● What you are asked to do
Write out the listing, please, but only from its first line through the line containing "import seaborn as sns", exactly as given and without pictures.

● Supplied information
______
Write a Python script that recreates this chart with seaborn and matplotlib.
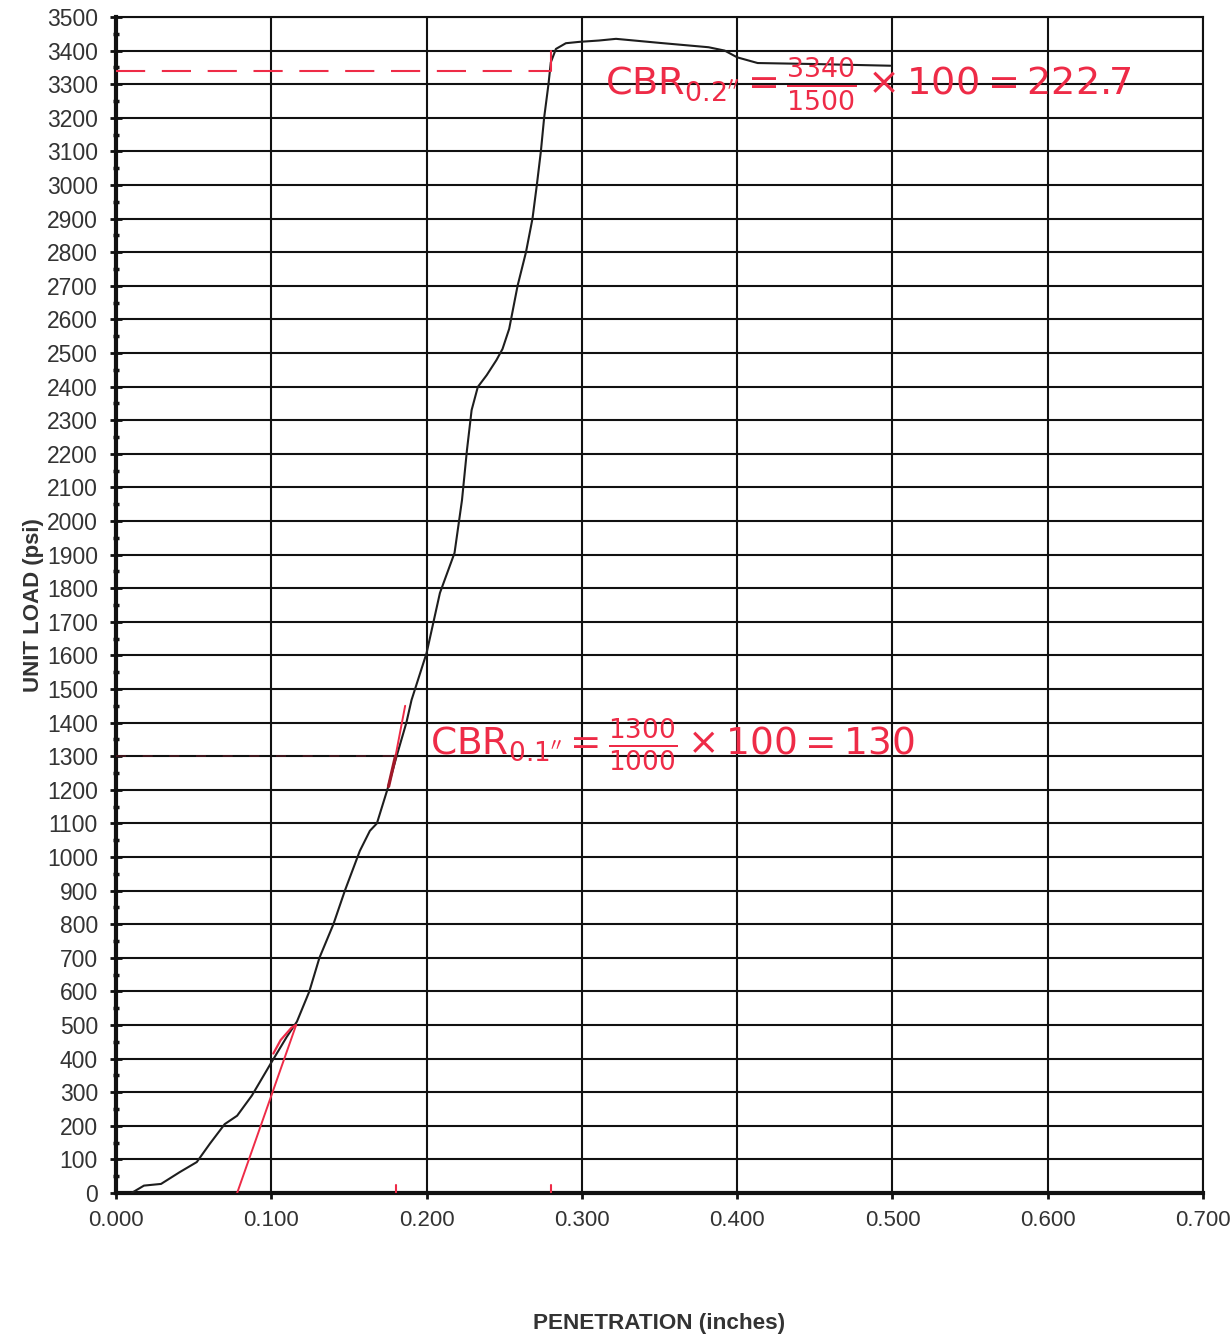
import numpy as np
import pandas as pd
import matplotlib
matplotlib.use("Agg")
import matplotlib.pyplot as plt
import seaborn as sns

# ---- data ----
penetration = [0.010, 0.018, 0.029, 0.041, 0.052, 0.0605, 0.070, 0.078, 0.0875, 0.0996,
               0.110, 0.1165, 0.1245, 0.131, 0.140, 0.1474, 0.157, 0.1635, 0.168, 0.1747,
               0.1807, 0.187, 0.1903, 0.200, 0.2086, 0.218, 0.2228, 0.226, 0.229, 0.233,
               0.2387, 0.245, 0.2489, 0.2532, 0.2586, 0.264, 0.2682, 0.271, 0.2736, 0.2757,
               0.2785, 0.280, 0.2833, 0.2897, 0.2983, 0.311, 0.322, 0.350, 0.3816, 0.392,
               0.400, 0.4132, 0.450, 0.4987]
load = [0, 22, 27, 62, 92, 147, 205, 230, 290, 385,
        465, 510, 600, 700, 800, 900, 1018, 1078, 1100, 1200,
        1300, 1400, 1467, 1607, 1786, 1905, 2062, 2211, 2330, 2399,
        2434, 2479, 2512, 2572, 2700, 2800, 2900, 3000, 3100, 3200,
        3300, 3365, 3405, 3422, 3426, 3430, 3435, 3423, 3410, 3400,
        3380, 3363, 3360, 3355]

tangent_x = [0.078, 0.116]
tangent_y = [0, 500]
arc_x = [0.1013, 0.106, 0.113, 0.116]
arc_y = [415, 455, 492, 500]

cbr1_pen, cbr1_load = 0.180, 1300
cbr2_pen, cbr2_load = 0.280, 3340

x_ticks = [0.0, 0.1, 0.2, 0.3, 0.4, 0.5, 0.6, 0.7]
y_ticks = list(range(0, 3501, 100))

label_x = "PENETRATION (inches)"
label_y = "UNIT LOAD (psi)"
note_top = r"$\mathrm{CBR}_{0.2''}=\frac{3340}{1500}\times100=222.7$"
note_bot = r"$\mathrm{CBR}_{0.1''}=\frac{1300}{1000}\times100=130$"

# ---- drawing ----
sns.set_theme(style="white")
plt.rcParams['font.family'] = ['Liberation Sans', 'DejaVu Sans']
plt.rcParams['mathtext.fontset'] = 'dejavusans'

RED = '#ee2b47'
fig = plt.figure(figsize=(12.32, 13.42), dpi=100)
ax = fig.add_axes([0.09416, 0.11103, 0.88231, 0.87630])

df = pd.DataFrame({"pen": penetration, "load": load})
sns.lineplot(data=df, x="pen", y="load", sort=False, estimator=None,
             color='#1e1e1e', lw=1.5, ax=ax, zorder=4)

# red construction lines
ax.plot(tangent_x, tangent_y, color=RED, lw=1.4, zorder=5)
ax.plot(arc_x, arc_y, color=RED, lw=1.6, zorder=5)
ax.plot([0, cbr2_pen], [cbr2_load, cbr2_load], color=RED, lw=1.5,
        linestyle=(0, (14, 8)), zorder=5)
ax.plot([cbr2_pen, cbr2_pen], [cbr2_load, 3400], color=RED, lw=1.5, zorder=5)
ax.plot([0, cbr1_pen], [cbr1_load, cbr1_load], color=RED, lw=1.2, alpha=0.25,
        linestyle=(0, (6, 10)), zorder=5)
ax.plot([0.1862, cbr1_pen], [1450, 1300], color=RED, lw=1.4, zorder=5)
ax.plot([cbr1_pen, 0.1755], [1300, 1210], color='#a01828', lw=2.4, zorder=5)
for xp in (cbr1_pen, cbr2_pen):
    ax.plot([xp, xp], [0, 25], color=RED, lw=1.5, zorder=5)

ax.text(0.315, 3300, note_top, color=RED, fontsize=27.5, va='center', ha='left', zorder=6)
ax.text(0.202, 1335, note_bot, color=RED, fontsize=27, va='center', ha='left', zorder=6)

ax.set_xlim(0, 0.7)
ax.set_ylim(0, 3500)
ax.set_xticks(x_ticks)
ax.set_xticklabels([f"{v:.3f}" for v in x_ticks])
ax.set_yticks(y_ticks)
ax.set_yticklabels([str(v) for v in y_ticks])
ax.set_yticks(np.arange(50, 3500, 100), minor=True)

ax.grid(True, which='major', color='#111111', lw=1.5)
ax.set_axisbelow(True)

for s in ['top', 'right']:
    ax.spines[s].set_color('#111111')
    ax.spines[s].set_linewidth(1.5)
for s in ['left', 'bottom']:
    ax.spines[s].set_color('#111111')
    ax.spines[s].set_linewidth(3)

ax.tick_params(axis='y', which='major', direction='inout', length=8, width=2,
               color='#111111', labelsize=16.5, labelcolor='#333333', pad=9, left=True)
ax.tick_params(axis='y', which='minor', direction='inout', length=5, width=2.5,
               color='#111111', left=True)
ax.tick_params(axis='x', which='major', direction='out', length=4, width=2,
               color='#111111', labelsize=16, labelcolor='#333333', pad=8, bottom=True)

ax.set_xlabel(label_x, fontsize=16.2, fontweight='bold', color='#333333')
ax.set_ylabel(label_y, fontsize=16, fontweight='bold', color='#333333')
ax.xaxis.set_label_coords(0.5, -0.102)
ax.yaxis.set_label_coords(-0.066, 0.5)

fig.savefig("out.png", dpi=100, facecolor='white')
______
● Result of the exercise
Write a Python script that recreates this chart with seaborn and matplotlib.
import numpy as np
import pandas as pd
import matplotlib
matplotlib.use("Agg")
import matplotlib.pyplot as plt
import seaborn as sns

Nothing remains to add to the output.